Objects can have "methods" that are associated with them. Pandas dataframes, for example, have some methods that allow you to directly run some simple analyses on them. One of them is `.describe()`.

Note the `()` at the end. If you want to "call" (= execute, run) a method, you need to end with these parentheses. They also allow you to give some additional "arguments" (parameters, options). Compare the following two method calls:

In [4]:
iris.describe()

Unnamed: 0,sepal_length,sepal_width,petal_length,petal_width
count,150.0,150.0,150.0,150.0
mean,5.843333,3.057333,3.758,1.199333
std,0.828066,0.435866,1.765298,0.762238
min,4.3,2.0,1.0,0.1
25%,5.1,2.8,1.6,0.3
50%,5.8,3.0,4.35,1.3
75%,6.4,3.3,5.1,1.8
max,7.9,4.4,6.9,2.5


In [5]:
iris.describe(percentiles=[0.1, 0.9])

Unnamed: 0,sepal_length,sepal_width,petal_length,petal_width
count,150.0,150.0,150.0,150.0
mean,5.843333,3.057333,3.758,1.199333
std,0.828066,0.435866,1.765298,0.762238
min,4.3,2.0,1.0,0.1
10%,4.8,2.5,1.4,0.2
50%,5.8,3.0,4.35,1.3
90%,6.9,3.61,5.8,2.2
max,7.9,4.4,6.9,2.5


One more note: as with SPSS and syntax help, python is happy to help you.  You can type a command and then put a question mark after it, and it'll explain that command to you.  Try it here:

In [6]:
iris.describe?


You can even get a list of all available methods and properties by just pressing the TAB key after having typed  `iris.` , `pandas.` and so on. Try it:

In [None]:
pd.

# You see...

It's actually not that difficult. It can seem overwhelming to not know the codes for things, but, that's what we're going to teach you.  And there are tons of resources online to help, as well.
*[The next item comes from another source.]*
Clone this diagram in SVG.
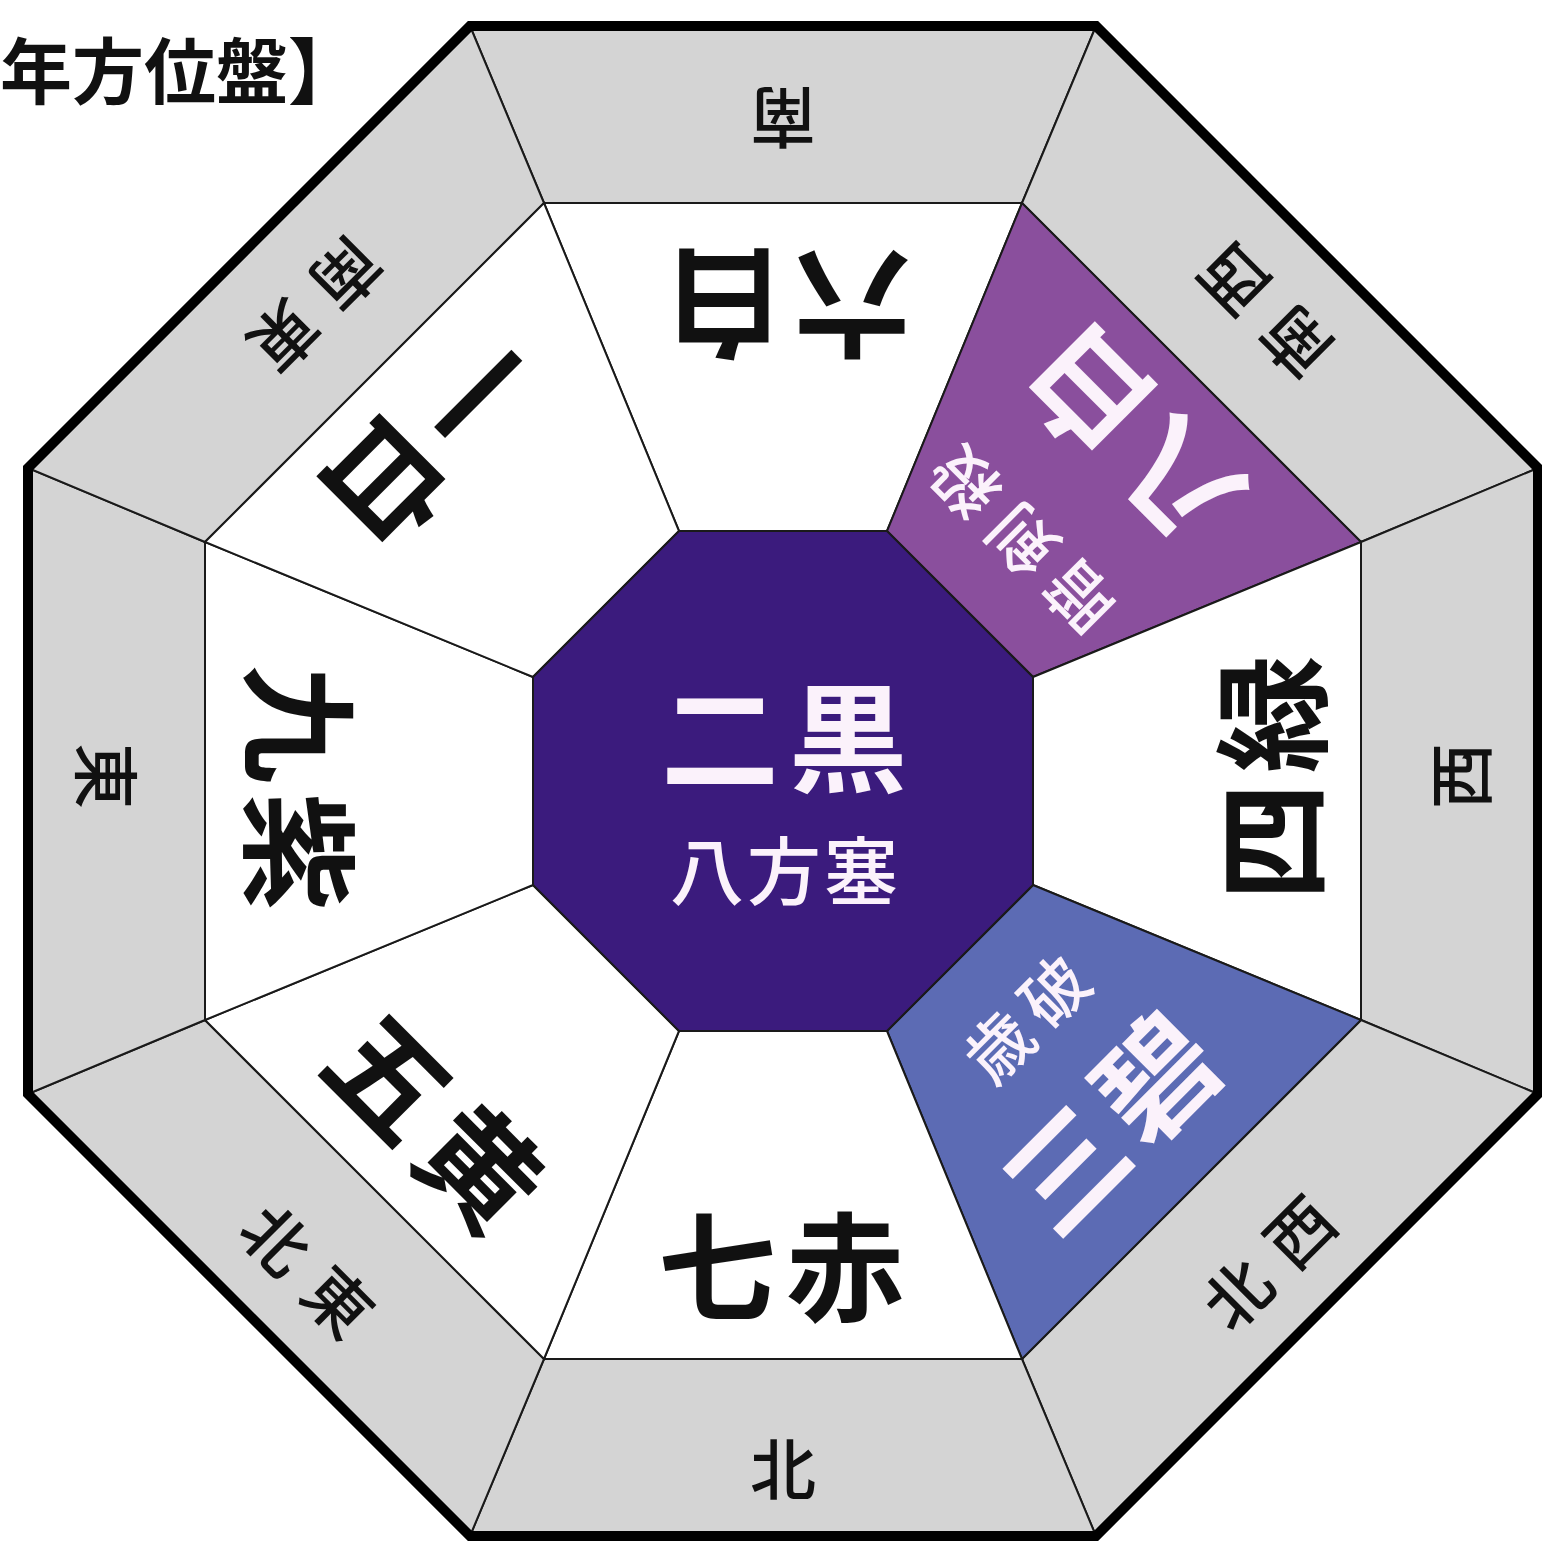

What's wonderful about jupyter notebook is that we have code, results, and explanation/notes in one single file!  You will also format your assignments this way, using markdown cells to provide notes.  The 'output' or results don't matter that much in the file itself, because we can always re-run the code each time we open your files.  But the markdown and code cells are essential.

We are looking forward to exploring the possibilities of Jupyter Notebook, Python, and Pandas with you in the next weeks!